• _GIVEN RECORDS_:
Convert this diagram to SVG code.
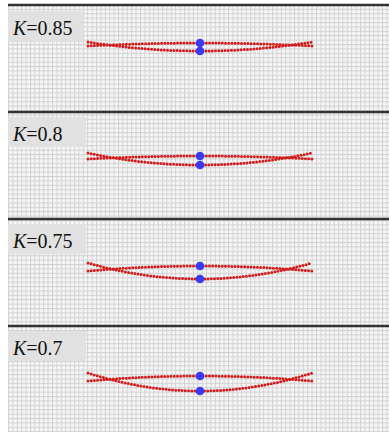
<svg xmlns="http://www.w3.org/2000/svg" width="389" height="432" viewBox="0 0 389 432">
<style>
.sep{stroke:#333333;stroke-width:2.5}
.lbl{fill:#e1e1e1}
.txt{font-family:"Liberation Serif","Times New Roman",serif;font-size:20px;fill:#111}
.rope{fill:none;stroke:#d01c1c;stroke-width:3;stroke-linecap:round;stroke-dasharray:0 3.2}
.node{fill:#3a3af0}
</style>
<defs>
<pattern id="grid" x="8" y="0" width="4.4" height="4.4" patternUnits="userSpaceOnUse">
<rect width="4.4" height="4.4" fill="#f6f6f6"/>
<path d="M0 0.5H4.4M0.5 0V4.4" stroke="#d2d2d2" stroke-width="1"/>
</pattern>
</defs>
<rect width="389" height="432" fill="#ffffff"/>
<rect x="8" y="5" width="381" height="427" fill="url(#grid)"/>

<g id="panel1">
<line class="sep" x1="8" y1="5" x2="389" y2="5"/>
<rect class="lbl" x="8" y="11" width="75" height="31"/>
<text class="txt" x="13" y="35"><tspan font-style="italic">K</tspan>=0.85</text>
<path class="rope" d="M88 42Q200 60 312 42"/>
<path class="rope" d="M88 46Q200 40 312 46"/>
<circle class="node" cx="200" cy="43" r="4.3"/>
<circle class="node" cx="200" cy="51" r="4.3"/>
</g>

<g id="panel2">
<line class="sep" x1="8" y1="112" x2="389" y2="112"/>
<rect class="lbl" x="8" y="117" width="78" height="30"/>
<text class="txt" x="13" y="141"><tspan font-style="italic">K</tspan>=0.8</text>
<path class="rope" d="M88 153Q200 177 312 153"/>
<path class="rope" d="M88 159Q200 153 312 159"/>
<circle class="node" cx="200" cy="156" r="4.3"/>
<circle class="node" cx="200" cy="165" r="4.3"/>
</g>

<g id="panel3">
<line class="sep" x1="8" y1="219" x2="389" y2="219"/>
<rect class="lbl" x="8" y="224" width="78" height="30"/>
<text class="txt" x="13" y="248"><tspan font-style="italic">K</tspan>=0.75</text>
<path class="rope" d="M88 263Q200 295 312 263"/>
<path class="rope" d="M88 271Q200 261 312 271"/>
<circle class="node" cx="200" cy="266" r="4.3"/>
<circle class="node" cx="200" cy="279" r="4.3"/>
</g>

<g id="panel4">
<line class="sep" x1="8" y1="326" x2="389" y2="326"/>
<rect class="lbl" x="8" y="331" width="78" height="30"/>
<text class="txt" x="13" y="355"><tspan font-style="italic">K</tspan>=0.7</text>
<path class="rope" d="M88 373Q200 409 312 373"/>
<path class="rope" d="M88 381Q200 371 312 381"/>
<circle class="node" cx="200" cy="376" r="4.3"/>
<circle class="node" cx="200" cy="391" r="4.3"/>
</g>

<g id="connectors"></g>
</svg>
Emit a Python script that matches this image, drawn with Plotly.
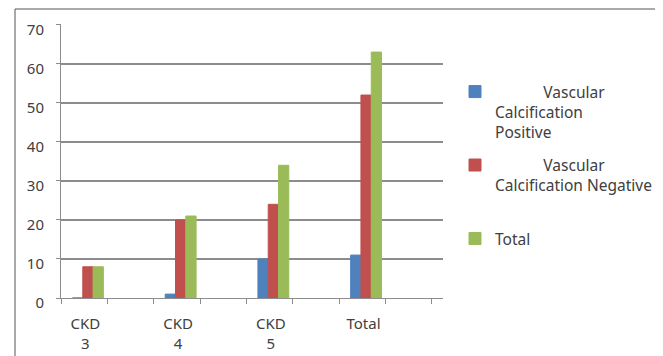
import plotly.graph_objects as go

# data
stages = ["CKD<br>3", "CKD<br>4", "CKD<br>5", "Total"]
vc_positive = [0, 1, 10, 11]
vc_negative = [8, 20, 24, 52]
vc_total = [8, 21, 34, 63]

_IND = "\u00a0" * 12
series_names = [
    _IND + "Vascular<br>Calcification<br>Positive",
    _IND + "Vascular<br>Calcification Negative<br>\u00a0",
    "Total",
]

# Excel 2007 palette
_BLUE = "#4F81BD"
_RED = "#C0504D"
_GREEN = "#9BBB59"
_GRID = "#8C8C8C"
_TEXT = "#404040"

# bar layout (category units), bars sit left of the category centre like the 3D original
_BAR_W = 0.111
_OFFSETS = [-0.376, -0.265, -0.154]
_XRANGE = [-0.5, 3.62]

# the page body adds an 8px margin, so the figure is drawn 8px smaller
_PAGE = 8
_W, _H = 663 - _PAGE, 356 - _PAGE
# plot area in window pixels
_L, _R, _T, _B = 61, 443, 24, 298

# category positions on a linear axis so ticks can sit at centres and boundaries
xpos = list(range(len(stages)))

fig = go.Figure()
for i, (name, vals, color, off) in enumerate(
    zip(series_names, [vc_positive, vc_negative, vc_total], [_BLUE, _RED, _GREEN], _OFFSETS)
):
    fig.add_trace(
        go.Bar(
            x=xpos,
            y=vals,
            name=name,
            legendgroup=f"g{i}",
            width=_BAR_W,
            offset=off,
            marker={"color": color, "line": {"color": color, "width": 1}},
            customdata=[s.replace("<br>", " ") for s in stages],
            hovertemplate="%{customdata}: %{y}<extra></extra>",
        )
    )


def _px(x):
    return (x - _L) / (_R - _L)


def _py(y):
    return (_B - y) / (_B - _T)


# outer frame of the original figure
fig.add_shape(
    type="rect",
    xref="paper",
    yref="paper",
    x0=_px(15),
    x1=_px(657),
    y0=_py(380),
    y1=_py(9),
    line={"color": "#555555", "width": 1},
    layer="below",
)

fig.update_layout(
    width=_W,
    height=_H,
    paper_bgcolor="white",
    plot_bgcolor="white",
    barmode="overlay",
    font={"family": "Noto Sans, Open Sans, sans-serif", "size": 15, "color": _TEXT},
    margin={
        "l": _L - _PAGE,
        "r": _W - (_R - _PAGE),
        "t": _T - _PAGE,
        "b": _H - (_B - _PAGE),
        "pad": 0,
        "autoexpand": False,
    },
    showlegend=True,
    legend={
        "x": _px(455),
        "y": _py(75),
        "xanchor": "left",
        "yanchor": "top",
        "valign": "top",
        "itemwidth": 30,
        "font": {"size": 15.5, "color": _TEXT},
        "bgcolor": "rgba(0,0,0,0)",
        "tracegroupgap": 10,
    },
    xaxis={
        "range": _XRANGE,
        "automargin": False,
        "tickvals": xpos,
        "ticktext": stages,
        "showline": True,
        "linecolor": _GRID,
        "linewidth": 1,
        "ticks": "outside",
        "ticklen": 5,
        "tickcolor": _GRID,
        "minor": {
            "ticks": "outside",
            "ticklen": 5,
            "tick0": -0.5,
            "dtick": 1,
            "tickcolor": _GRID,
            "showgrid": False,
        },
        "ticklabelshift": -22,
        "ticklabelstandoff": 7,
        "tickfont": {"size": 15},
        "showgrid": False,
        "zeroline": False,
        "fixedrange": True,
    },
    yaxis={
        "range": [0, 70.2],
        "tickvals": [0, 10, 20, 30, 40, 50, 60, 70],
        "automargin": False,
        "showline": True,
        "linecolor": _GRID,
        "linewidth": 1,
        "ticks": "outside",
        "ticklen": 4,
        "tickcolor": _GRID,
        "showgrid": True,
        "gridcolor": _GRID,
        "gridwidth": 1.5,
        "zeroline": False,
        "ticklabelshift": 5,
        "ticklabelstandoff": 9,
        "tickfont": {"size": 15},
        "fixedrange": True,
    },
)

fig.write_html("out.html")
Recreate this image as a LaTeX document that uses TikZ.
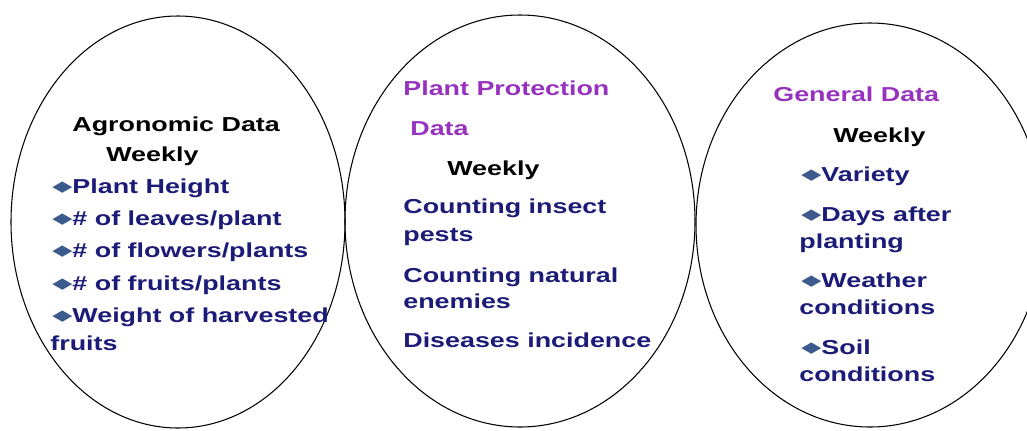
\documentclass[tikz,border=0pt]{standalone}
\usepackage{fontspec}
\setmainfont{Liberation Sans}[FakeStretch=1.33]
\newfontfamily\diafont{DejaVu Sans}[FakeStretch=1.75]
\definecolor{navytxt}{RGB}{28,28,120}
\definecolor{purpletxt}{RGB}{150,50,190}
\definecolor{diablue}{RGB}{60,90,140}
\newcommand{\dia}{{\color{diablue}\diafont\fontsize{8.5}{9}\selectfont\raisebox{0.8pt}{◆}}}
\begin{document}
\begin{tikzpicture}[x=0.02cm,y=-0.02cm]
  \tikzset{lbl/.style={anchor=base west,inner sep=0pt,font=\bfseries\fontsize{11.5}{14}\selectfont},
    head/.style={lbl,text=purpletxt},
    wk/.style={lbl,text=black},
    item/.style={lbl,text=navytxt}}
  \useasboundingbox (0,0) rectangle (1027,430);
  \draw[line width=0.6pt] (178,222) ellipse [x radius=167,y radius=206];
  \draw[line width=0.6pt] (520,221) ellipse [x radius=175,y radius=206];
  \draw[line width=0.6pt] (870,225) ellipse [x radius=174,y radius=202];
  % agronomic
  \node[wk] (agro) at (72,131) {Agronomic Data};
  \node[wk] (agrowk) at (106,161) {Weekly};
  \node[item] (a1) at (52,193) {\dia Plant Height};
  \node[item] (a2) at (52,225) {\dia\# of leaves/plant};
  \node[item] (a3) at (52,257) {\dia\# of flowers/plants};
  \node[item] (a4) at (52,290) {\dia\# of fruits/plants};
  \node[item] (a5) at (52,322) {\dia Weight of harvested};
  \node[item] (a6) at (50,350) {fruits};
  % plant protection
  \node[head] (prot) at (403,95) {Plant Protection};
  \node[head] (protb) at (410,135) {Data};
  \node[wk] (protwk) at (447,175) {Weekly};
  \node[item] (p1) at (403,213) {Counting insect};
  \node[item] (p2) at (403,241) {pests};
  \node[item] (p3) at (403,282) {Counting natural};
  \node[item] (p4) at (403,308) {enemies};
  \node[item] (p5) at (403,347) {Diseases incidence};
  % general
  \node[head] (gen) at (773,101) {General Data};
  \node[wk] (genwk) at (833,142) {Weekly};
  \node[item] (g1) at (801,181) {\dia Variety};
  \node[item] (g2) at (801,221) {\dia Days after};
  \node[item] (g3) at (799,248) {planting};
  \node[item] (g4) at (801,287) {\dia Weather};
  \node[item] (g5) at (799,314) {conditions};
  \node[item] (g6) at (801,354) {\dia Soil};
  \node[item] (g7) at (799,381) {conditions};
\end{tikzpicture}
\end{document}
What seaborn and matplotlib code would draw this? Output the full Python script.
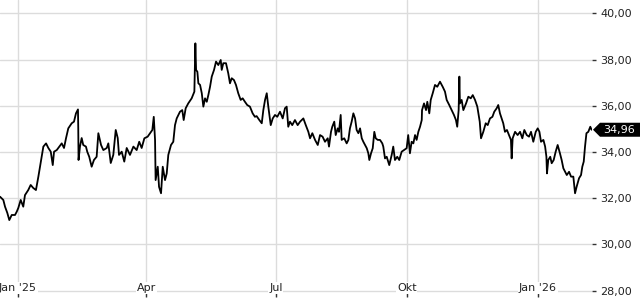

• _DIRECTION_:
Identify the lines in the entries that hold "code" and return each one.

• _COMPLETE ANSWER_:
Convert this diagram to SVG code.
What seaborn and matplotlib code would draw this? Output the full Python script.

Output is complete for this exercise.